Taking hard decisions and then delivering better is a daunting task. What Bach looks forward is simply this only. Even he is eyeing on all options, and one of them could be planning the games just before the start of the Japanese summer season.

At this gloomy scenario, mixed feelings are being aired by sportspersons all around the world. This deferring may lead to an end of the active careers of our time. Because some of the greats, like Michel Phelps, who have been named as the most decorated athlete in Olympic history, is now talking about the “mental health” of the players across the world. To him the postponement is nothing but a “total bamboozle” so to say. Yes it’s true. Many of them would be suffering from high levels of depression.

Certainly apart from ones who are purely garrulous, we must understand the depth and impact of the Covid-19. Postponing at this moment is not a gaffe; it is absolutely a wise decision.

Fighting this pandemic is like a countering a “Third World War”, but without arms and ammunition.
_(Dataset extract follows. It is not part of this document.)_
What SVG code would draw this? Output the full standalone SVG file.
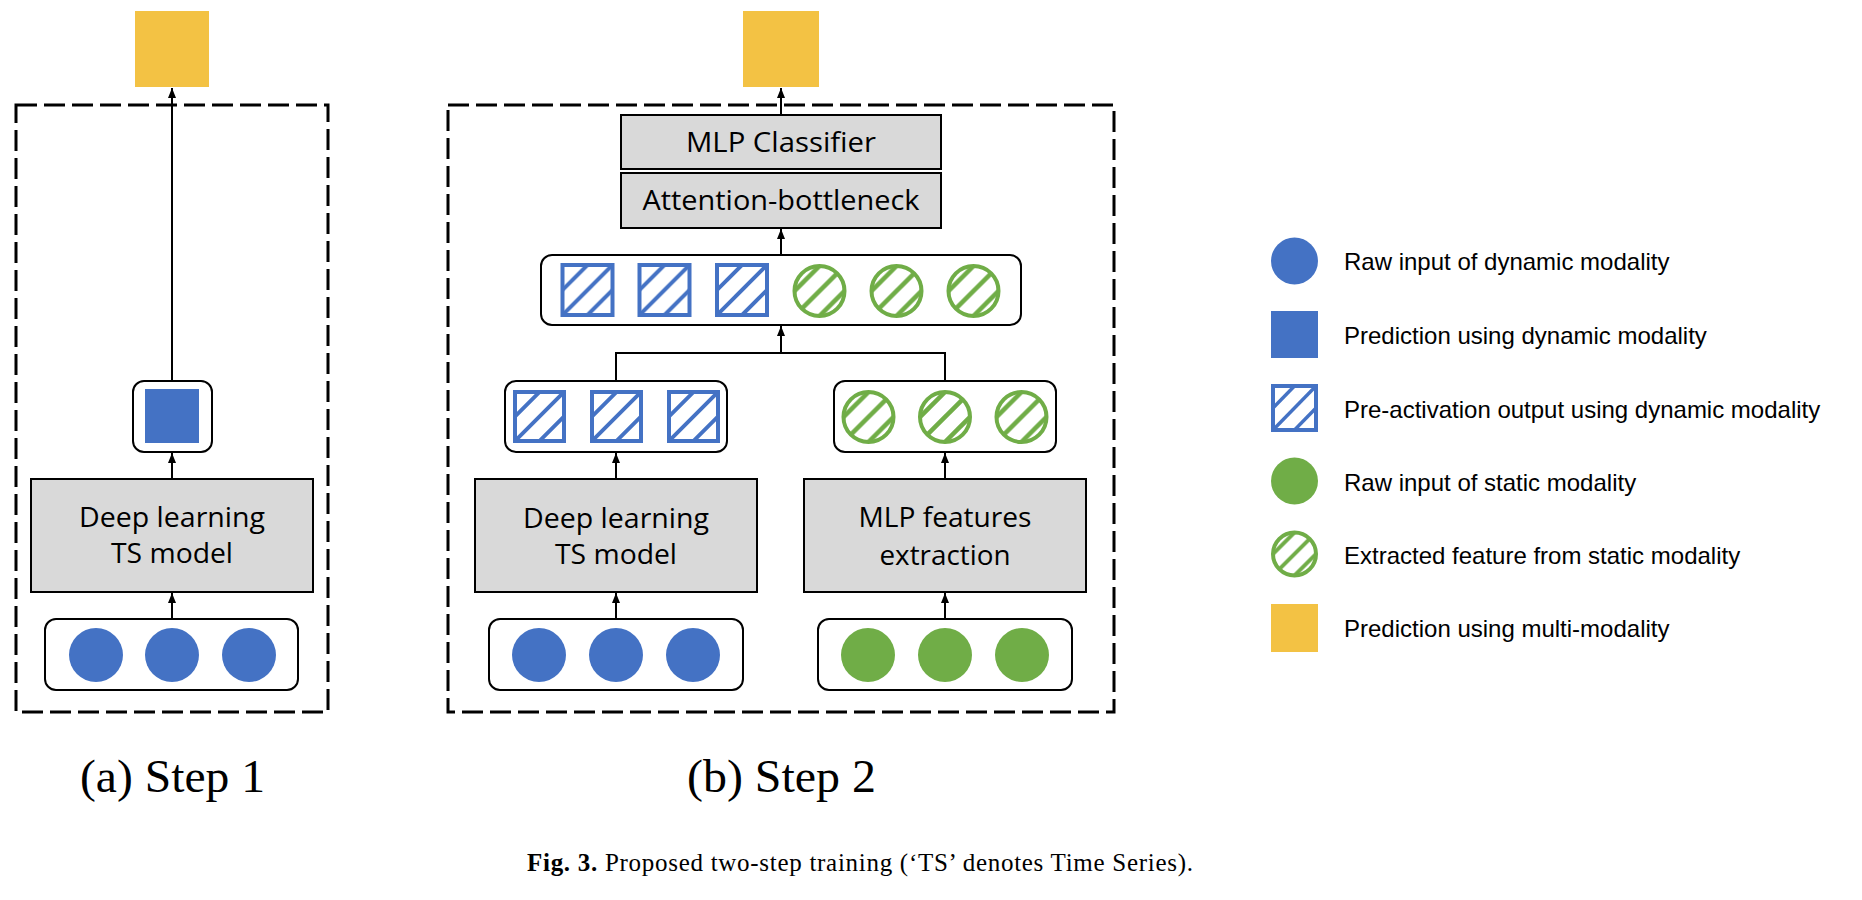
<svg xmlns="http://www.w3.org/2000/svg" width="1862" height="900" viewBox="0 0 1862 900">
<defs>
<style>
.dash{fill:none;stroke:#000;stroke-width:3;stroke-dasharray:21 7}
.gbox{fill:#D9D9D9;stroke:#000;stroke-width:2}
.rbox{fill:#fff;stroke:#000;stroke-width:2}
.lbl{font-family:"Open Sans","Noto Sans",sans-serif;font-size:28px;fill:#000;text-anchor:middle}
.leg{font-family:"Liberation Sans",Arial,sans-serif;font-size:24px;fill:#000}
.cap{font-family:"Liberation Serif","Times New Roman",serif;font-size:46px;fill:#000}
.fig{font-family:"Liberation Serif","Times New Roman",serif;font-size:25px;fill:#000}
.conn{fill:none;stroke:#000;stroke-width:2}
.bc{fill:#4472C4}
.gc{fill:#70AD47}
.yl{fill:#F3C244}
.hs{fill:url(#hatchB);stroke:#4472C4;stroke-width:4}
.hc{fill:url(#hatchG);stroke:#70AD47;stroke-width:4}
</style>
<marker id="arr" markerUnits="userSpaceOnUse" markerWidth="10" markerHeight="10" refX="10" refY="4" orient="auto">
<path d="M0,0 L10,4 L0,8 z" fill="#000"/>
</marker>
<pattern id="hatchB" patternContentUnits="objectBoundingBox" width="1" height="1">
<g stroke="#4472C4" stroke-width="0.08">
<line x1="-0.1" y1="0.6" x2="0.6" y2="-0.1"/>
<line x1="-0.1" y1="1.1" x2="1.1" y2="-0.1"/>
<line x1="0.4" y1="1.1" x2="1.1" y2="0.4"/>
</g>
</pattern>
<pattern id="hatchG" patternContentUnits="objectBoundingBox" width="1" height="1">
<g stroke="#70AD47" stroke-width="0.09">
<line x1="-0.1" y1="0.6" x2="0.6" y2="-0.1"/>
<line x1="-0.1" y1="1.1" x2="1.1" y2="-0.1"/>
<line x1="0.4" y1="1.1" x2="1.1" y2="0.4"/>
</g>
</pattern>
</defs>
<rect width="1862" height="900" fill="#fff"/>

<!-- Step 1 -->
<g id="step1-frame"><rect class="dash" x="16" y="105" width="312" height="607"/></g>
<g id="s1-output"><rect class="yl" x="135" y="11" width="74" height="76"/></g>
<g id="s1-pred"><rect class="rbox" x="133" y="381" width="79" height="71" rx="11"/><rect class="bc" x="145" y="389" width="54" height="54"/></g>
<g id="s1-model"><rect class="gbox" x="31" y="479" width="282" height="113"/>
<text class="lbl" x="172" y="527" textLength="186" lengthAdjust="spacingAndGlyphs">Deep learning</text>
<text class="lbl" x="172" y="563" textLength="122" lengthAdjust="spacingAndGlyphs">TS model</text></g>
<g id="s1-input"><rect class="rbox" x="45" y="619" width="253" height="71" rx="11"/>
<circle class="bc" cx="96" cy="655" r="27"/><circle class="bc" cx="172" cy="655" r="27"/><circle class="bc" cx="249" cy="655" r="27"/></g>

<!-- Step 2 -->
<g id="step2-frame"><rect class="dash" x="448" y="105" width="666" height="607"/></g>
<g id="s2-output"><rect class="yl" x="743" y="11" width="76" height="76"/></g>
<g id="s2-classifier"><rect class="gbox" x="621" y="115" width="320" height="54"/>
<text class="lbl" x="781" y="152" textLength="190" lengthAdjust="spacingAndGlyphs">MLP Classifier</text></g>
<g id="s2-attention"><rect class="gbox" x="621" y="173" width="320" height="55"/>
<text class="lbl" x="781" y="210" textLength="277" lengthAdjust="spacingAndGlyphs">Attention-bottleneck</text></g>
<g id="s2-fused"><rect class="rbox" x="541" y="255" width="480" height="70" rx="11"/>
<rect class="hs" x="562.5" y="265" width="50" height="50"/>
<rect class="hs" x="639.5" y="265" width="50" height="50"/>
<rect class="hs" x="717" y="265" width="50" height="50"/>
<circle class="hc" cx="819.5" cy="291" r="25"/>
<circle class="hc" cx="896.5" cy="291" r="25"/>
<circle class="hc" cx="973.5" cy="291" r="25"/></g>
<g id="s2-dyn-feat"><rect class="rbox" x="505" y="381" width="222" height="71" rx="11"/>
<rect class="hs" x="515" y="392" width="49" height="49"/>
<rect class="hs" x="592" y="392" width="49" height="49"/>
<rect class="hs" x="669" y="392" width="49" height="49"/></g>
<g id="s2-stat-feat"><rect class="rbox" x="834" y="381" width="222" height="71" rx="11"/>
<circle class="hc" cx="868.5" cy="417" r="25"/>
<circle class="hc" cx="945" cy="417" r="25"/>
<circle class="hc" cx="1021.5" cy="417" r="25"/></g>
<g id="s2-ts-model"><rect class="gbox" x="475" y="479" width="282" height="113"/>
<text class="lbl" x="616" y="528" textLength="186" lengthAdjust="spacingAndGlyphs">Deep learning</text>
<text class="lbl" x="616" y="564" textLength="122" lengthAdjust="spacingAndGlyphs">TS model</text></g>
<g id="s2-mlp-feat"><rect class="gbox" x="804" y="479" width="282" height="113"/>
<text class="lbl" x="945" y="527" textLength="173" lengthAdjust="spacingAndGlyphs">MLP features</text>
<text class="lbl" x="945" y="565" textLength="131" lengthAdjust="spacingAndGlyphs">extraction</text></g>
<g id="s2-dyn-input"><rect class="rbox" x="489" y="619" width="254" height="71" rx="11"/>
<circle class="bc" cx="539" cy="655" r="27"/><circle class="bc" cx="616" cy="655" r="27"/><circle class="bc" cx="693" cy="655" r="27"/></g>
<g id="s2-stat-input"><rect class="rbox" x="818" y="619" width="254" height="71" rx="11"/>
<circle class="gc" cx="868" cy="655" r="27"/><circle class="gc" cx="945" cy="655" r="27"/><circle class="gc" cx="1022" cy="655" r="27"/></g>

<!-- Connectors -->
<g id="connectors">
<line class="conn" x1="172" y1="381" x2="172" y2="88" marker-end="url(#arr)"/>
<line class="conn" x1="172" y1="479" x2="172" y2="453" marker-end="url(#arr)"/>
<line class="conn" x1="172" y1="619" x2="172" y2="593" marker-end="url(#arr)"/>
<line class="conn" x1="781" y1="115" x2="781" y2="88" marker-end="url(#arr)"/>
<line class="conn" x1="781" y1="255" x2="781" y2="229" marker-end="url(#arr)"/>
<polyline class="conn" points="616,381 616,353 945,353 945,381"/>
<line class="conn" x1="781" y1="353" x2="781" y2="326" marker-end="url(#arr)"/>
<line class="conn" x1="616" y1="479" x2="616" y2="453" marker-end="url(#arr)"/>
<line class="conn" x1="945" y1="479" x2="945" y2="453" marker-end="url(#arr)"/>
<line class="conn" x1="616" y1="619" x2="616" y2="593" marker-end="url(#arr)"/>
<line class="conn" x1="945" y1="619" x2="945" y2="593" marker-end="url(#arr)"/>
</g>

<!-- Legend -->
<g id="legend">
<circle class="bc" cx="1294.5" cy="261" r="23.5"/>
<text class="leg" x="1344" y="270">Raw input of dynamic modality</text>
<rect class="bc" x="1271" y="311" width="47" height="47"/>
<text class="leg" x="1344" y="344">Prediction using dynamic modality</text>
<rect class="hs" x="1273" y="386" width="43" height="44"/>
<text class="leg" x="1344" y="418">Pre-activation output using dynamic modality</text>
<circle class="gc" cx="1294.5" cy="481" r="23.5"/>
<text class="leg" x="1344" y="491">Raw input of static modality</text>
<circle class="hc" cx="1294.5" cy="554" r="21.5"/>
<text class="leg" x="1344" y="564">Extracted feature from static modality</text>
<rect class="yl" x="1271" y="604" width="47" height="48"/>
<text class="leg" x="1344" y="637">Prediction using multi-modality</text>
</g>

<!-- Captions -->
<text class="cap" x="80" y="792" textLength="185" lengthAdjust="spacingAndGlyphs">(a) Step 1</text>
<text class="cap" x="687" y="792" textLength="189" lengthAdjust="spacingAndGlyphs">(b) Step 2</text>
<text class="fig" x="527" y="871" textLength="666" lengthAdjust="spacing"><tspan font-weight="bold">Fig. 3.</tspan>  Proposed two-step training (‘TS’ denotes Time Series).</text>
</svg>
The last two World Wars had witnessed the pouring of large sums of money, muscle power and sophisticated weapons, including the most deadly atomic bombs. But then still we are all looking for an opportunity to fight, though not a real war, but of course a virtual one. Days of sabre-rattling have gone. A real and extremely poisonous threat in the form of Covid-19 has taken a toll on humanity for now.

Keeping the global preparedness in mind, we all must realise the fact that we need a robust strategy, particularly public health emergency to handle such epidemics. Life certainly comes first; thus creating kerfuffle around such crisis would only lead to more panic among the commoners. The global sports community must be really hopeful that this pandemic will teach all of us a strong lesson to usher into a Tokyo 2021 with renewed vigour and conviction.